Architects build countless models during their academic tenure as part of their coursework. Chipboard, cardboard, museum board, foam, core, basswood, you name it, an architectural student has built it. In the real world, as society becomes more dependent on computers, physical architectural models are becoming a lost means of communicating ideas. There is a place for physical and 3D models in the architectural world.
What is an Architectural Model?
When discussing architectural models, they are defined as a scale model or physical representation of a building that is created to study the various design aspects of a concept or to discuss design ideas. Architectural miniatures have been used for millennia by builders, dating as far back to the Tarxien Temples from 3150 B.C. Malta.
Architectural models are used for two primary purposes:
Ad hoc versions study the interaction of various viewpoints, volumes, and concepts throughout the design process. They can be helpful when explaining unusual and complicated designs to builders but are also a topic of discussion between consultants and designers.
Presentation miniatures visualize, exhibit, or sell a design to a client. This type of model is meant to show the features of a building like the reception area or can be used as a museum exhibit as replicas of ancient constructions.
There are five main types including:
Construction or engineering models highlight individual building or structure components and elements with their interactions.
Exterior versions display the exterior of buildings with civic spaces or landscaping around the building.
Interior options are used for space planning, colors, furniture, finishes, and overall beautification of a room or entire structure.
Landscaping miniatures showcase a landscape design and feature pergolas, walkways, small bridges, gardens, vegetation patterns, and other types of beautification. This type of model only highlights public spaces with the occasional building.
Urban models are built at a small scale to represent many city blocks, a large resort, military base, campus, industrial facility, an entire town, etc. These are an essential resource for city development areas and planning.
Why are 3D Models So Expensive?
While visualizing a 3D architectural model, you may think that the task is simply processed using a well-equipped computer so why is it so expensive?
There are four main reasons:
Every 3D rendering requires a 2D diagram or drawing which is then used to create the 3D visualization.
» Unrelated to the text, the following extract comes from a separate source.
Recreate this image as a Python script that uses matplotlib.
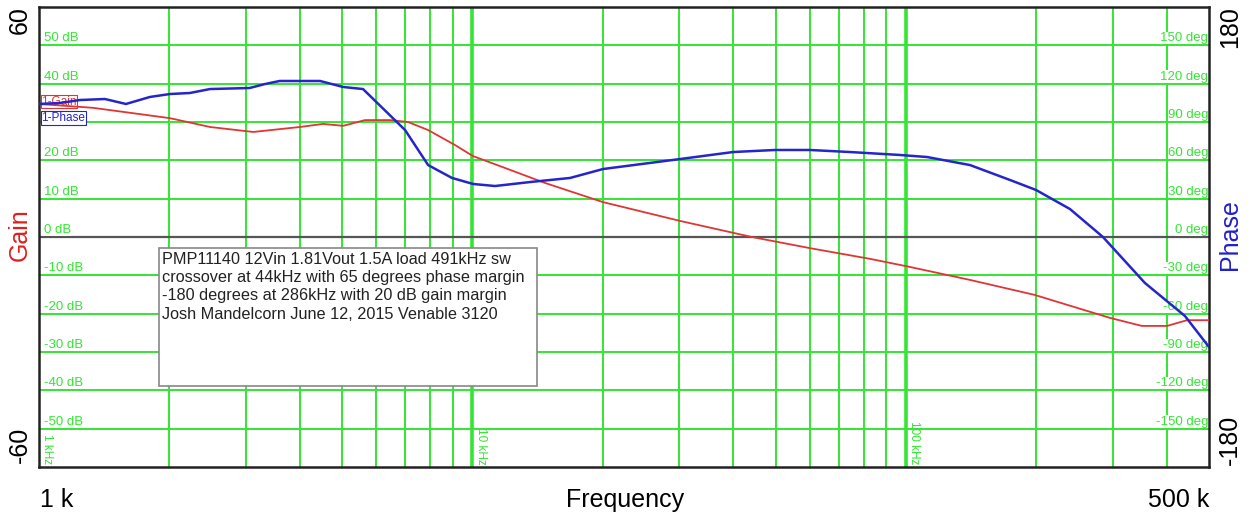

The 3D artists take the time to analyze the 2D drawing and understand the purpose of the source material by placing materials and textures to specific locations.
In many cases, the 3D team receives the file with conflicting objects, unidentified materials, or incorrect details which causes rendering issues. Remember, the 2D team is looking at this from a 2D perspective so it may not always translate perfectly to the 3d rendering. This takes time to work through the kinks.
Model of the Surroundings
The next step is to create a visual representation of the entire project which includes various construction details. Many details can easily be manipulated during the 3D modeling, but other requirements need more details to create realism.
An architectural modeling project is not complete once the externals are determined. Instead, a complete 3D visual package, including the interior details, is required. The interior design aspect of a project can be challenging for a 3D artist, especially if the client is requesting specific furnishings. This means that custom miniatures are required instead of selecting from a library. 3D furniture miniatures are expensive and holding a large library for customer viewing is passed onto the client.
These first three steps are expensive and time-consuming when trying to visualize the exact customer requirements. The post-production process still presents many challenges when adding realistic aesthetics like lighting amendments, colors, and other details. The post-production aspect of a 3D model is the final and ultimate step to bring the entire project together.
What Materials Do Architectural Models Use?
When creating a physical architectural model, the structure can quickly be created with wooden blocks, cardboard, foam, polystyrene, foam boards, and various other materials. Historically, architects used balsa wood, basswood, card, stock, and various other types of natural materials to create them. Modern professionals utilize task boards, wood, plastics, wood-plastic composites, urethane, and foam.
To simplify the physical modeling process, multiple companies manufacture ready-made pieces like beams, girders, furniture, siding, vehicles, bushes, trees, and people. Scenery elements, like streetlights, trees, and other external objects help define the scale and proportions while beautifying the model.
How Much Does It Cost to Get a 3D Model Made?
While the cost of a 3D model can vary based on many of the previously listed factors and the overall size can range from $1,000 into the $10’s of thousands. A 3D model with a 250 x 200 x 200mm footprint can cost between $1,000 and $2,300. Increasing the size and complexity with bringing that cost up significantly more.
Physical and virtual 3D modeling can range greatly in price due to the size, interior and exterior details, overall complexity, and time frame for completion. However, they serve the helpful purpose of allowing you to view your dream home, office building, industrial park, military base, etc. at an understandable scale while working out many kinks!